* **Problem statement**
Everything in the listing below from the line containing "Give me the matplotlib source for this chart." through the line containing "from matplotlib.ticker import FixedLocator, FuncFormatter" should be repeated exactly; leave out every other line.

--

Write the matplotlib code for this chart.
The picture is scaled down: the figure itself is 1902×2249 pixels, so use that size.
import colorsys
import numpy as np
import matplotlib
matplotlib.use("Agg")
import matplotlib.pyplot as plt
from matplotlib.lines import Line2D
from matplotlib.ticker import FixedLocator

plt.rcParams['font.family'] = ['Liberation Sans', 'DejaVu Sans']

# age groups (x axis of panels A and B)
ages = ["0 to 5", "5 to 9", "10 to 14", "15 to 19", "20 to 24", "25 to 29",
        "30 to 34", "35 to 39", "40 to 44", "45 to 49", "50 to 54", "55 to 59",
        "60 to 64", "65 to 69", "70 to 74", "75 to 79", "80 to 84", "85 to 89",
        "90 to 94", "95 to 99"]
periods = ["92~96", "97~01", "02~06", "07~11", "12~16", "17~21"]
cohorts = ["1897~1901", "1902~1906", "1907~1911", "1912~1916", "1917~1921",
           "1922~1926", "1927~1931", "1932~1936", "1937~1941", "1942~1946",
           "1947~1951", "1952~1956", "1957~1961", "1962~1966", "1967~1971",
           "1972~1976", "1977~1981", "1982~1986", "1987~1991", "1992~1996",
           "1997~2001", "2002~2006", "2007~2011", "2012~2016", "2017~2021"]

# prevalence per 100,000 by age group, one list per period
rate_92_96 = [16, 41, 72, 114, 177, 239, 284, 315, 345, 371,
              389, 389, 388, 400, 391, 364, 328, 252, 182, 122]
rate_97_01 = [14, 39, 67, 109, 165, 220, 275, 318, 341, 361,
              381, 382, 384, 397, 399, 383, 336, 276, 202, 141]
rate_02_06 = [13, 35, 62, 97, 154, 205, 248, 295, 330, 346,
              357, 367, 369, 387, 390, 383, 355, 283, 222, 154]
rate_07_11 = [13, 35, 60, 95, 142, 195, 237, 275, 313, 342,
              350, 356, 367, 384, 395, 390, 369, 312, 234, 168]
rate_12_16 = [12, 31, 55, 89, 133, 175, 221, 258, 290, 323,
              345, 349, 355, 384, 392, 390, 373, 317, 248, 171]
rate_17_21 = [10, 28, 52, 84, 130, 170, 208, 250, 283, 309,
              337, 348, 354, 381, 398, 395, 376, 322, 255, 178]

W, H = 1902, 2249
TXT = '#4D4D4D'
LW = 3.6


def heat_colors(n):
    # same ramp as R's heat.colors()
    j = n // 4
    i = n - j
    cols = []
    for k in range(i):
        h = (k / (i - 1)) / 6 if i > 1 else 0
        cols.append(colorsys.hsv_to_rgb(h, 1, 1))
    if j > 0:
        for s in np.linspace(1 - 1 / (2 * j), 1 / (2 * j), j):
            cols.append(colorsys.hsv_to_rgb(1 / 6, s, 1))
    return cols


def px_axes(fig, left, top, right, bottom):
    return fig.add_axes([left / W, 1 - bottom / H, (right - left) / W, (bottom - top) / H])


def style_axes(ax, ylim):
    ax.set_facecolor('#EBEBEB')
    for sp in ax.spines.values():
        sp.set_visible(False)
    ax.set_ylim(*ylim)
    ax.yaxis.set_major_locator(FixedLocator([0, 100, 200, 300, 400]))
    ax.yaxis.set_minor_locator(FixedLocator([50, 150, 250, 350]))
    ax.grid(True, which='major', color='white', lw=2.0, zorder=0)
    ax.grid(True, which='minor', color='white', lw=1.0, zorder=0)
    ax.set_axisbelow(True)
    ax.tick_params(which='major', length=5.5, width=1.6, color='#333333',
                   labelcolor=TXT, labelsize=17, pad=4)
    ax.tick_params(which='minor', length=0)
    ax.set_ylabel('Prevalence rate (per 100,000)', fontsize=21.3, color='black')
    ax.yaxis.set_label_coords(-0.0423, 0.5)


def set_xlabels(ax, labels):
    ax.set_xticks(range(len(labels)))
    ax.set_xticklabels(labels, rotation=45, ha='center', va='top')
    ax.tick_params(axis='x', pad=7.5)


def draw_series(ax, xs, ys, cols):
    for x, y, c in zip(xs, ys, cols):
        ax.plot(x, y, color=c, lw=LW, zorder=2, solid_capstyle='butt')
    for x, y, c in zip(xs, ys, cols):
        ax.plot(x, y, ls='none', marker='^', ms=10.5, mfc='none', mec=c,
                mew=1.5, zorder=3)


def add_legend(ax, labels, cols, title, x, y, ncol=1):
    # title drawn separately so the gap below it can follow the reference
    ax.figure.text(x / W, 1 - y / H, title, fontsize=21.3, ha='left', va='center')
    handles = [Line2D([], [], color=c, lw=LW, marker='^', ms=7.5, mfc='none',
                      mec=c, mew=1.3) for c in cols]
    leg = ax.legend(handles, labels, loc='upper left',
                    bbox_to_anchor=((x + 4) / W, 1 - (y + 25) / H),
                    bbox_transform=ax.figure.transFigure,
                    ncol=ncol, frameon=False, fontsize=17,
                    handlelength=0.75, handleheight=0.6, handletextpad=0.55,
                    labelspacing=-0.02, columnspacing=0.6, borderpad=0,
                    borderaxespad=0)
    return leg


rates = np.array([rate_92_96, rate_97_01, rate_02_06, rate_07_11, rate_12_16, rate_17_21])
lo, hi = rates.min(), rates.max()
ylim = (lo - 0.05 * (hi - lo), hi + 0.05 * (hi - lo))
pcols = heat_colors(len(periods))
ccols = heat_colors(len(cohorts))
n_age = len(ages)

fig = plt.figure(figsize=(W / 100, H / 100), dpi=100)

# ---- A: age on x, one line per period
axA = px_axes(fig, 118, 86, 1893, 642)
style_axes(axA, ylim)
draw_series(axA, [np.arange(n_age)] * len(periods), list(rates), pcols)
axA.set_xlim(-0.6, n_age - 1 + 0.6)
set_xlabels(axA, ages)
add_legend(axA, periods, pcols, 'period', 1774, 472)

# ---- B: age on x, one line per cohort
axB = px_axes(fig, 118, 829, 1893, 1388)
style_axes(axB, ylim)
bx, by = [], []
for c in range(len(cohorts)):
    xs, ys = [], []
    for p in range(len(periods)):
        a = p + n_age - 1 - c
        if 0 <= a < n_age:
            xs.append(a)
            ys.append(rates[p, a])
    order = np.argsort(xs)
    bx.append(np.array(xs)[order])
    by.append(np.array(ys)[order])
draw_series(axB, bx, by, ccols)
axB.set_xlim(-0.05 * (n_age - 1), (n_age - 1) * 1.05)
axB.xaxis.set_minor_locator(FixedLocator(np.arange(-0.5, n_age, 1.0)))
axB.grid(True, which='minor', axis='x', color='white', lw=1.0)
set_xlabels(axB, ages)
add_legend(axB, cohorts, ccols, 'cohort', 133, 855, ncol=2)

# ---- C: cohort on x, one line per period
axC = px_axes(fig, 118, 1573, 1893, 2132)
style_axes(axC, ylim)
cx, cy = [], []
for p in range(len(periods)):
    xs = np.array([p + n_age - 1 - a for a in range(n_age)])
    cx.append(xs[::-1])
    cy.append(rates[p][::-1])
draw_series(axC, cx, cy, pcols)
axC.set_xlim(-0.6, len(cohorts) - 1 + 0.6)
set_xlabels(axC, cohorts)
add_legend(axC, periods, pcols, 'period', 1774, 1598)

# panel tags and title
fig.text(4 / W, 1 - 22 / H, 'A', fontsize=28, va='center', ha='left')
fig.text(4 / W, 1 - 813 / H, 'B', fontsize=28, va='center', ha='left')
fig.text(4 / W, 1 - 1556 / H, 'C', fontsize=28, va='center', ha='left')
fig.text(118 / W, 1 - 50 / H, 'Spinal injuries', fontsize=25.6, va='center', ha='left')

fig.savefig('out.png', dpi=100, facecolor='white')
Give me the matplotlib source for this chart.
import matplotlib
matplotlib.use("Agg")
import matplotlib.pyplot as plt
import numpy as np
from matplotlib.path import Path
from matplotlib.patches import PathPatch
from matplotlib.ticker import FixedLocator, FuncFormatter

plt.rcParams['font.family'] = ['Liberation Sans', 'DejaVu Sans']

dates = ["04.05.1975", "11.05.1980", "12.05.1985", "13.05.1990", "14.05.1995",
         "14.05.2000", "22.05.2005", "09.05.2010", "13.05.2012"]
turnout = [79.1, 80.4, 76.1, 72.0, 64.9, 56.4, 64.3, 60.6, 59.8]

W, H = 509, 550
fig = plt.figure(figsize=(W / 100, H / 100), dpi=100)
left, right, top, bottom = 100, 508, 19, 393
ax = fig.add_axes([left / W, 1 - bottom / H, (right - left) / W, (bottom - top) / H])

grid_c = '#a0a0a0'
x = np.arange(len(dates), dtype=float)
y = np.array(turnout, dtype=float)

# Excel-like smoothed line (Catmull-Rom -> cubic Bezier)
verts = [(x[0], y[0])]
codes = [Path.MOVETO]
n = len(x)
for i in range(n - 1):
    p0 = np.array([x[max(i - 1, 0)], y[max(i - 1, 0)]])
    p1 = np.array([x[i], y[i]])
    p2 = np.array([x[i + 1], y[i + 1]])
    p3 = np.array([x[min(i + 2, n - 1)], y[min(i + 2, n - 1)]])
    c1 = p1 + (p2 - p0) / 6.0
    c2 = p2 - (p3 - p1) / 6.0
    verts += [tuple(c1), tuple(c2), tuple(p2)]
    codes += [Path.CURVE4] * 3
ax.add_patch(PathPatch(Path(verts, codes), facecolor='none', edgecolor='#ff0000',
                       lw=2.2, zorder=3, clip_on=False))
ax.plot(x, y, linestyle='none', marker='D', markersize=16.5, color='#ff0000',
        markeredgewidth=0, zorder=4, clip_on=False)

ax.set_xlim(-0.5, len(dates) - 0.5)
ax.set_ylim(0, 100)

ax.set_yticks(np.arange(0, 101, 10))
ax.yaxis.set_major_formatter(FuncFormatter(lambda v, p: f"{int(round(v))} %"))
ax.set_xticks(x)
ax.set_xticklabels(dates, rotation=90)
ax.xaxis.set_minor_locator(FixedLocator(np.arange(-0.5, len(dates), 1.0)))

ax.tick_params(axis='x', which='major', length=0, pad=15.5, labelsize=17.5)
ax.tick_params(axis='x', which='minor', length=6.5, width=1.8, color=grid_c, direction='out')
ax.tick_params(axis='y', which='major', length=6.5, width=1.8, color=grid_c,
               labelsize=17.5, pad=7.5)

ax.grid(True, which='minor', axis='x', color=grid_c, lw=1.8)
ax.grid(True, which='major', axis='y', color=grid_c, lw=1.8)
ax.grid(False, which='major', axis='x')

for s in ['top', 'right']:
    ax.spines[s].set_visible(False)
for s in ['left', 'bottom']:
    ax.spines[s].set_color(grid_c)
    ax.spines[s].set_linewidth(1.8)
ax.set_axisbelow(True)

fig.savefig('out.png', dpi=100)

--

* **Answer for the task**
Give me the matplotlib source for this chart.
import matplotlib
matplotlib.use("Agg")
import matplotlib.pyplot as plt
import numpy as np
from matplotlib.path import Path
from matplotlib.patches import PathPatch
from matplotlib.ticker import FixedLocator, FuncFormatter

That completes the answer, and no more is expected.